TASK DESCRIPTION | Write out the whole of the material exactly.

DATA |
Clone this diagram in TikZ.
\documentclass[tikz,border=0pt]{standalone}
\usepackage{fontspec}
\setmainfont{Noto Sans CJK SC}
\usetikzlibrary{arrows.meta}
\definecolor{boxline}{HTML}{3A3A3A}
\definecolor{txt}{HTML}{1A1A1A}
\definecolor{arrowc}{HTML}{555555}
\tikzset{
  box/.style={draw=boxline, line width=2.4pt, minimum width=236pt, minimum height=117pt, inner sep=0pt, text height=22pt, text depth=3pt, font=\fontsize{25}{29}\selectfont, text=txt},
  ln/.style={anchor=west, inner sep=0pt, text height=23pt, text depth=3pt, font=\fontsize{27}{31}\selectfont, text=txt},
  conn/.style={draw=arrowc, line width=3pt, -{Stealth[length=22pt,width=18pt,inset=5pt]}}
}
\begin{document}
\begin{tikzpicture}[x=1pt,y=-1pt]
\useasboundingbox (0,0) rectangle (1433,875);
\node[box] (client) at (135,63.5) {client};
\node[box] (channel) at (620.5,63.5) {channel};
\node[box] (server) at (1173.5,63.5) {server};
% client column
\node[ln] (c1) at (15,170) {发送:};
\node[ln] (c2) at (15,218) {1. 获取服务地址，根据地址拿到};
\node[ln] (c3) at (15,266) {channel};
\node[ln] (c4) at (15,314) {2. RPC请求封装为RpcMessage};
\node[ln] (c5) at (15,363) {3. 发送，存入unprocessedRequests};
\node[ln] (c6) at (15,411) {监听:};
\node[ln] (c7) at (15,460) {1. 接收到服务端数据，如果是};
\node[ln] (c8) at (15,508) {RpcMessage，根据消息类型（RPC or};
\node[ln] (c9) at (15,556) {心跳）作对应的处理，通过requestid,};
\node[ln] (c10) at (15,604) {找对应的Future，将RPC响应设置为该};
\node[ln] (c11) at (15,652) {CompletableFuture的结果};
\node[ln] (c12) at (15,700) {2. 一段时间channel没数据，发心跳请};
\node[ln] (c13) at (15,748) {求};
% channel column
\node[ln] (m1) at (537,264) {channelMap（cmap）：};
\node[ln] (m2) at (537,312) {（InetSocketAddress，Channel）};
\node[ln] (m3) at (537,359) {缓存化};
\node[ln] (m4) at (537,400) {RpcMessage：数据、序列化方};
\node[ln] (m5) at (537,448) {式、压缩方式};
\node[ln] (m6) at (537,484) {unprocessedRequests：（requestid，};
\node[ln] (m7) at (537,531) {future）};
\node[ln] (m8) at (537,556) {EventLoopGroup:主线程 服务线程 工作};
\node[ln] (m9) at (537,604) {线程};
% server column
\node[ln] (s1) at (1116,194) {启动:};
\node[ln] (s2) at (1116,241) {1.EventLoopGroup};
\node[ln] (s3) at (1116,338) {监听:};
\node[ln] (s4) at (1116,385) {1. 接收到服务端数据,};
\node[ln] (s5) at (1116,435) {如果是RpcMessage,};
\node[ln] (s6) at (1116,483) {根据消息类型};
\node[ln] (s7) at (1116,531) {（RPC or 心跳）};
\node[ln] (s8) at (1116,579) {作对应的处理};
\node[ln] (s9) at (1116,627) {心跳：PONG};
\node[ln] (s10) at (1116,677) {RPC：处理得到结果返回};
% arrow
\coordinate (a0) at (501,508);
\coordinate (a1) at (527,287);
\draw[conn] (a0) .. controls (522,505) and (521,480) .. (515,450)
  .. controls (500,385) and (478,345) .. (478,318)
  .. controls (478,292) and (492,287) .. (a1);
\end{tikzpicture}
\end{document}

OUTPUT BELOW |
Clone this diagram in TikZ.
\documentclass[tikz,border=0pt]{standalone}
\usepackage{fontspec}
\setmainfont{Noto Sans CJK SC}
\usetikzlibrary{arrows.meta}
\definecolor{boxline}{HTML}{3A3A3A}
\definecolor{txt}{HTML}{1A1A1A}
\definecolor{arrowc}{HTML}{555555}
\tikzset{
  box/.style={draw=boxline, line width=2.4pt, minimum width=236pt, minimum height=117pt, inner sep=0pt, text height=22pt, text depth=3pt, font=\fontsize{25}{29}\selectfont, text=txt},
  ln/.style={anchor=west, inner sep=0pt, text height=23pt, text depth=3pt, font=\fontsize{27}{31}\selectfont, text=txt},
  conn/.style={draw=arrowc, line width=3pt, -{Stealth[length=22pt,width=18pt,inset=5pt]}}
}
\begin{document}
\begin{tikzpicture}[x=1pt,y=-1pt]
\useasboundingbox (0,0) rectangle (1433,875);
\node[box] (client) at (135,63.5) {client};
\node[box] (channel) at (620.5,63.5) {channel};
\node[box] (server) at (1173.5,63.5) {server};
% client column
\node[ln] (c1) at (15,170) {发送:};
\node[ln] (c2) at (15,218) {1. 获取服务地址，根据地址拿到};
\node[ln] (c3) at (15,266) {channel};
\node[ln] (c4) at (15,314) {2. RPC请求封装为RpcMessage};
\node[ln] (c5) at (15,363) {3. 发送，存入unprocessedRequests};
\node[ln] (c6) at (15,411) {监听:};
\node[ln] (c7) at (15,460) {1. 接收到服务端数据，如果是};
\node[ln] (c8) at (15,508) {RpcMessage，根据消息类型（RPC or};
\node[ln] (c9) at (15,556) {心跳）作对应的处理，通过requestid,};
\node[ln] (c10) at (15,604) {找对应的Future，将RPC响应设置为该};
\node[ln] (c11) at (15,652) {CompletableFuture的结果};
\node[ln] (c12) at (15,700) {2. 一段时间channel没数据，发心跳请};
\node[ln] (c13) at (15,748) {求};
% channel column
\node[ln] (m1) at (537,264) {channelMap（cmap）：};
\node[ln] (m2) at (537,312) {（InetSocketAddress，Channel）};
\node[ln] (m3) at (537,359) {缓存化};
\node[ln] (m4) at (537,400) {RpcMessage：数据、序列化方};
\node[ln] (m5) at (537,448) {式、压缩方式};
\node[ln] (m6) at (537,484) {unprocessedRequests：（requestid，};
\node[ln] (m7) at (537,531) {future）};
\node[ln] (m8) at (537,556) {EventLoopGroup:主线程 服务线程 工作};
\node[ln] (m9) at (537,604) {线程};
% server column
\node[ln] (s1) at (1116,194) {启动:};
\node[ln] (s2) at (1116,241) {1.EventLoopGroup};
\node[ln] (s3) at (1116,338) {监听:};
\node[ln] (s4) at (1116,385) {1. 接收到服务端数据,};
\node[ln] (s5) at (1116,435) {如果是RpcMessage,};
\node[ln] (s6) at (1116,483) {根据消息类型};
\node[ln] (s7) at (1116,531) {（RPC or 心跳）};
\node[ln] (s8) at (1116,579) {作对应的处理};
\node[ln] (s9) at (1116,627) {心跳：PONG};
\node[ln] (s10) at (1116,677) {RPC：处理得到结果返回};
% arrow
\coordinate (a0) at (501,508);
\coordinate (a1) at (527,287);
\draw[conn] (a0) .. controls (522,505) and (521,480) .. (515,450)
  .. controls (500,385) and (478,345) .. (478,318)
  .. controls (478,292) and (492,287) .. (a1);
\end{tikzpicture}
\end{document}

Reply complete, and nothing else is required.